Demo Africa, a launchpad conference for emerging technologies and trends, concluded a successful sixth edition last week in South Africa.
This was the second time it has been held in a southern African country.
In this year’s edition, there were more than 210 startups from across Africa, launching to the world in front of an audience of media, technology buyers and investors.
Being a launchpad, it is understandable that many of the companies are in their very early stages. Thus in the normal capital raising cycle they would only register as promising prospects for venture capital and private equity type monies.
However, for early stage investors, these companies offer rich pickings that would deliver good returns, whether the funds are put in individually or syndicated across a group to minimise risks.

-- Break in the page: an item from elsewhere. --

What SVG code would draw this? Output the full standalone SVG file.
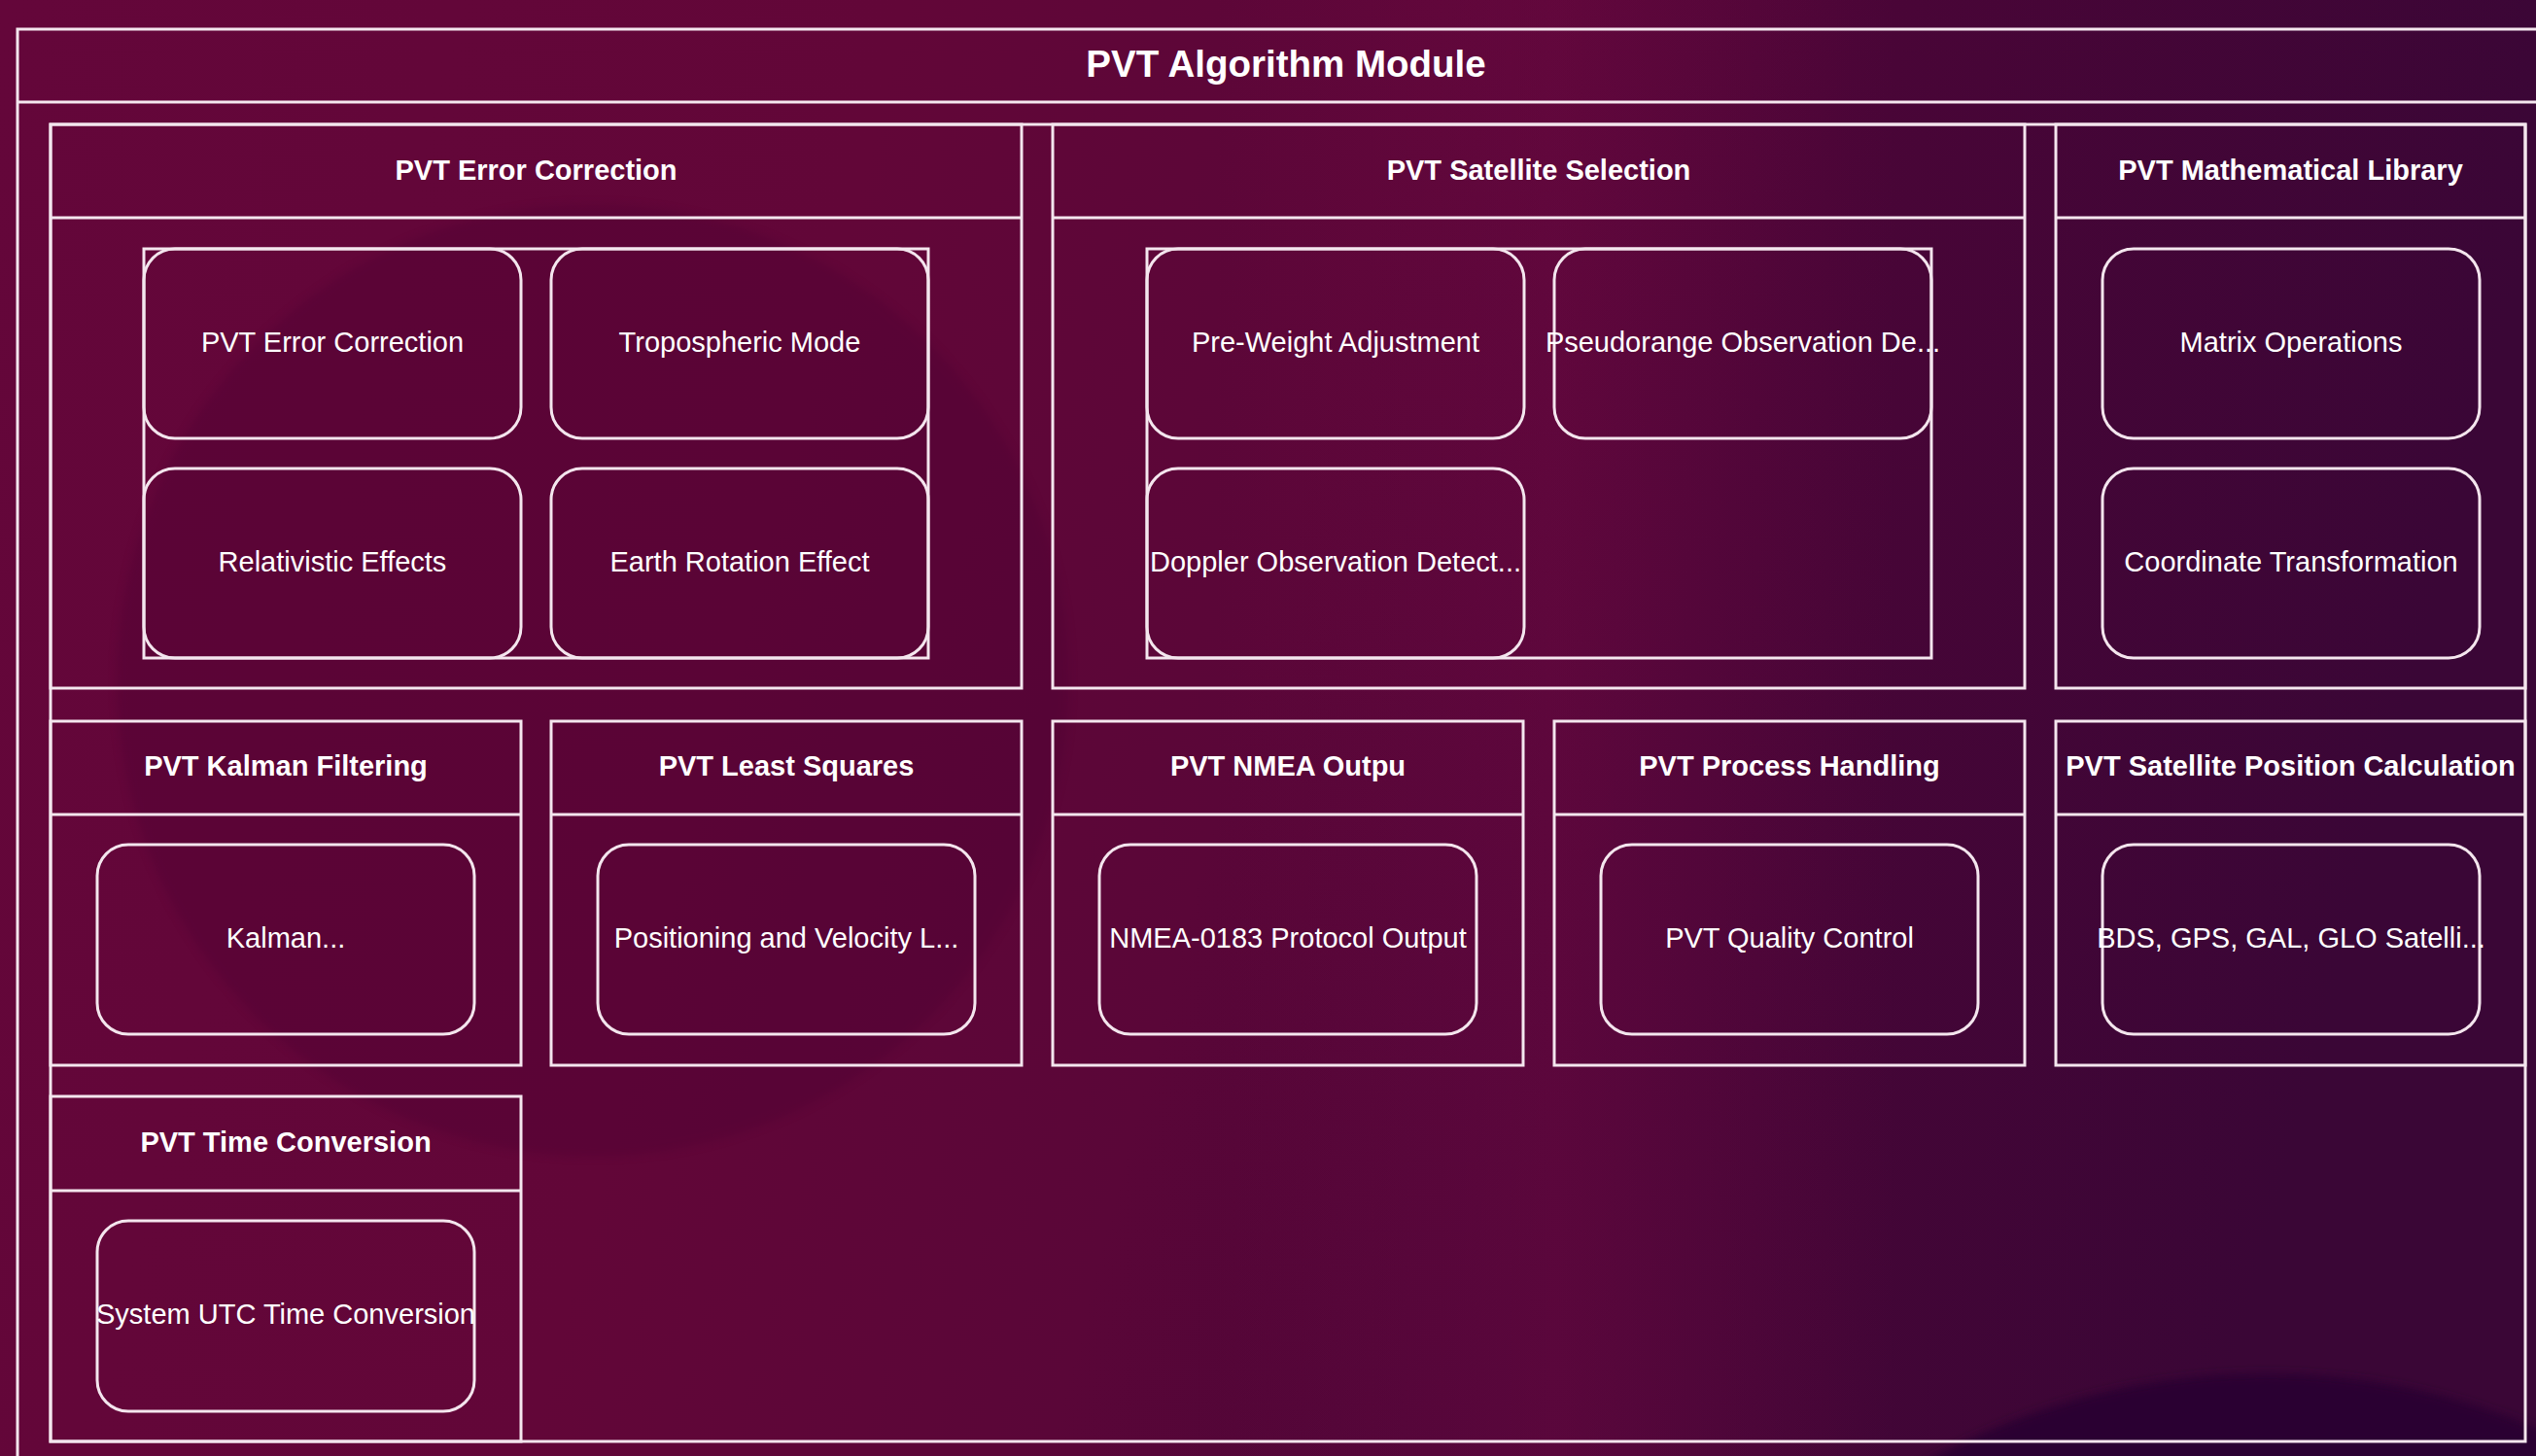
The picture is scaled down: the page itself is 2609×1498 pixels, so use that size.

A key observation is that we are still deficient on the angel investor front – first from a simple head count and second from committed funds.
Speaking to many of the entrepreneurs during the Demo Africa boot camps, designed to have them investor ready, a common and prevailing thread was poor access to funds that that would allow for testing and firming up of viable products.
The African Business Angel Network has been at the forefront of activating investor groups in Africa with an obvious inclination to early stage companies, which have the most challenges accessing funding.
Several investor master classes have been organized in Africa, Europe and the US and their attendance continues to grow with a target to have at least 2,000 active African angel investors.
Sounds like a low target for a continent that has hundreds of thousands of entrepreneurs and healthy representation in the diaspora, right? But the operative word here is ‘active’.
The challenge is often getting those with available resources and expertise hooked and interested in the intangible which is how many technology businesses are perceived.
With a keen and more relatable frame of mind towards issues that plague us and their resulting opportunities, we should apply ourselves more towards increasing the local pan-African appetite for technology investments if we hope to see more companies grow, flourish and perchance offer a decent return on the time and capital investment given.